━━━ GIVEN DATA ━━━

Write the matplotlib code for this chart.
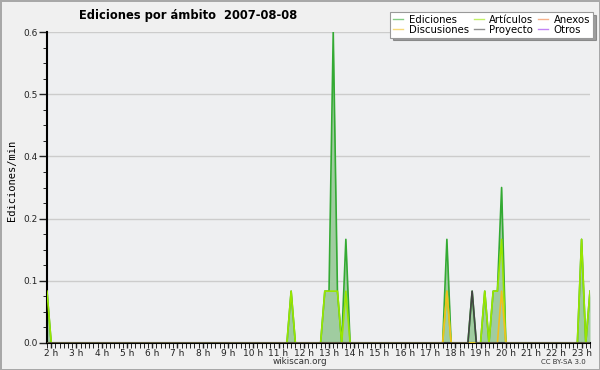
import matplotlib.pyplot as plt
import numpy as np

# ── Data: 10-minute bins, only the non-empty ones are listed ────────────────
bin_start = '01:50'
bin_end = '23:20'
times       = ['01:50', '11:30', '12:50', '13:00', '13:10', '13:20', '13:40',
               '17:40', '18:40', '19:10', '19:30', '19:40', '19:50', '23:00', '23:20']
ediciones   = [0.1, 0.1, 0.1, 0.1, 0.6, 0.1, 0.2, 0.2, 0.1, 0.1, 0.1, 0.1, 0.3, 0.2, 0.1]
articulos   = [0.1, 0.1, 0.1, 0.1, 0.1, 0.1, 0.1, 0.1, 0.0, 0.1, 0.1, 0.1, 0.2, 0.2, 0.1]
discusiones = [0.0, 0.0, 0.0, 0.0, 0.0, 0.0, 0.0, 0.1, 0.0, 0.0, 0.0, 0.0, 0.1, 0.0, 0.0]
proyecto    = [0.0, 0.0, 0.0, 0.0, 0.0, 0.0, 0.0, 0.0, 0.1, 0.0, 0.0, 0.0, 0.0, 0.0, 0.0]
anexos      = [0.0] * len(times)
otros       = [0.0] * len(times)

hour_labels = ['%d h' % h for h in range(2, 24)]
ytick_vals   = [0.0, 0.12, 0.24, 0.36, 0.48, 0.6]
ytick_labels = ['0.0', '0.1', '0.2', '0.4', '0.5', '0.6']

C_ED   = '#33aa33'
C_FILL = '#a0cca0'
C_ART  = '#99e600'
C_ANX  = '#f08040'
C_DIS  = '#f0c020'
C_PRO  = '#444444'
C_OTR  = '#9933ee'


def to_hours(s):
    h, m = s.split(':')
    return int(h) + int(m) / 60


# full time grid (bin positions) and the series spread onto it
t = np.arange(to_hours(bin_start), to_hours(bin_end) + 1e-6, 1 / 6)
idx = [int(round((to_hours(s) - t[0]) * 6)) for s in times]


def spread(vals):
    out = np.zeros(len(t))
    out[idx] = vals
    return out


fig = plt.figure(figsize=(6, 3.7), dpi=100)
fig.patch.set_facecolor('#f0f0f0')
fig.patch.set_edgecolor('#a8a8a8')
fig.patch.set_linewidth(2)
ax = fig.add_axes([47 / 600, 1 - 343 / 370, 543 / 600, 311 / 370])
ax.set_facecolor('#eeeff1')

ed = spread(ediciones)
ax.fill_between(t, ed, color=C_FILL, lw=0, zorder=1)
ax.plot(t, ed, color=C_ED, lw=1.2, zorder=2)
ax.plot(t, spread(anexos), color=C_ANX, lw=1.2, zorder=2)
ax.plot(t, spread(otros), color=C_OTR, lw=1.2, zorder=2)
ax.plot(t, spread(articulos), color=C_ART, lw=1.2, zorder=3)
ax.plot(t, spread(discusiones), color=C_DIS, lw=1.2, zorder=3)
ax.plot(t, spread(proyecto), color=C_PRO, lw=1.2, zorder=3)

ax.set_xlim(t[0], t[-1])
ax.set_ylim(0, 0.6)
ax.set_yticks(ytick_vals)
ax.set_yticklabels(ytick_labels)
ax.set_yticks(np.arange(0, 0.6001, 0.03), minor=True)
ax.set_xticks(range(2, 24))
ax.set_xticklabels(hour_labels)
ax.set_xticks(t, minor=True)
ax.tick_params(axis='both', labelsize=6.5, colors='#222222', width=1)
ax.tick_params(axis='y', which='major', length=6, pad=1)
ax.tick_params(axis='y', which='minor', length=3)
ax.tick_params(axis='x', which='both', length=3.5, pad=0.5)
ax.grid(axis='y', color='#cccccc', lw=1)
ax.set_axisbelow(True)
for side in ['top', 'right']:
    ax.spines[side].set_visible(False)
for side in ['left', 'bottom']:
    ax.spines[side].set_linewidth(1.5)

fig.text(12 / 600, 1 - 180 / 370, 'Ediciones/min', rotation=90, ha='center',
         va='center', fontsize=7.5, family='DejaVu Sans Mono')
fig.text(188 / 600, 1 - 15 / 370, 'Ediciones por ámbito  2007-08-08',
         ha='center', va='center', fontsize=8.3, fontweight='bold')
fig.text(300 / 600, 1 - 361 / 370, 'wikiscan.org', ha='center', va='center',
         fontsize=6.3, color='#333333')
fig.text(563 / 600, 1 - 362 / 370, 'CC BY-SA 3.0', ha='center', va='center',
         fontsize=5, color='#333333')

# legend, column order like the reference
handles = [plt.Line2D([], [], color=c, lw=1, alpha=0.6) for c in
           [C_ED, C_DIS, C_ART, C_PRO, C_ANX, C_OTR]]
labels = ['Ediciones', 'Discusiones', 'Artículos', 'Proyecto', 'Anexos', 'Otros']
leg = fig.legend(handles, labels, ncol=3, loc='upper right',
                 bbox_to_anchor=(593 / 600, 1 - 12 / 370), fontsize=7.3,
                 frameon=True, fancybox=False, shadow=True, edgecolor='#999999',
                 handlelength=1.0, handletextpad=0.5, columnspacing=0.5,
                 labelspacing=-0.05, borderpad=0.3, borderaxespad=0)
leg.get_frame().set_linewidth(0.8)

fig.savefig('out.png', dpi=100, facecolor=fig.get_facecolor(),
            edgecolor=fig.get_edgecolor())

━━━

(WHAT YOU HAVE TO DO)
Where a line of the data holds "matplotlib", show that line.

(SOLUTION FOR THIS TASK)
Write the matplotlib code for this chart.
import matplotlib.pyplot as plt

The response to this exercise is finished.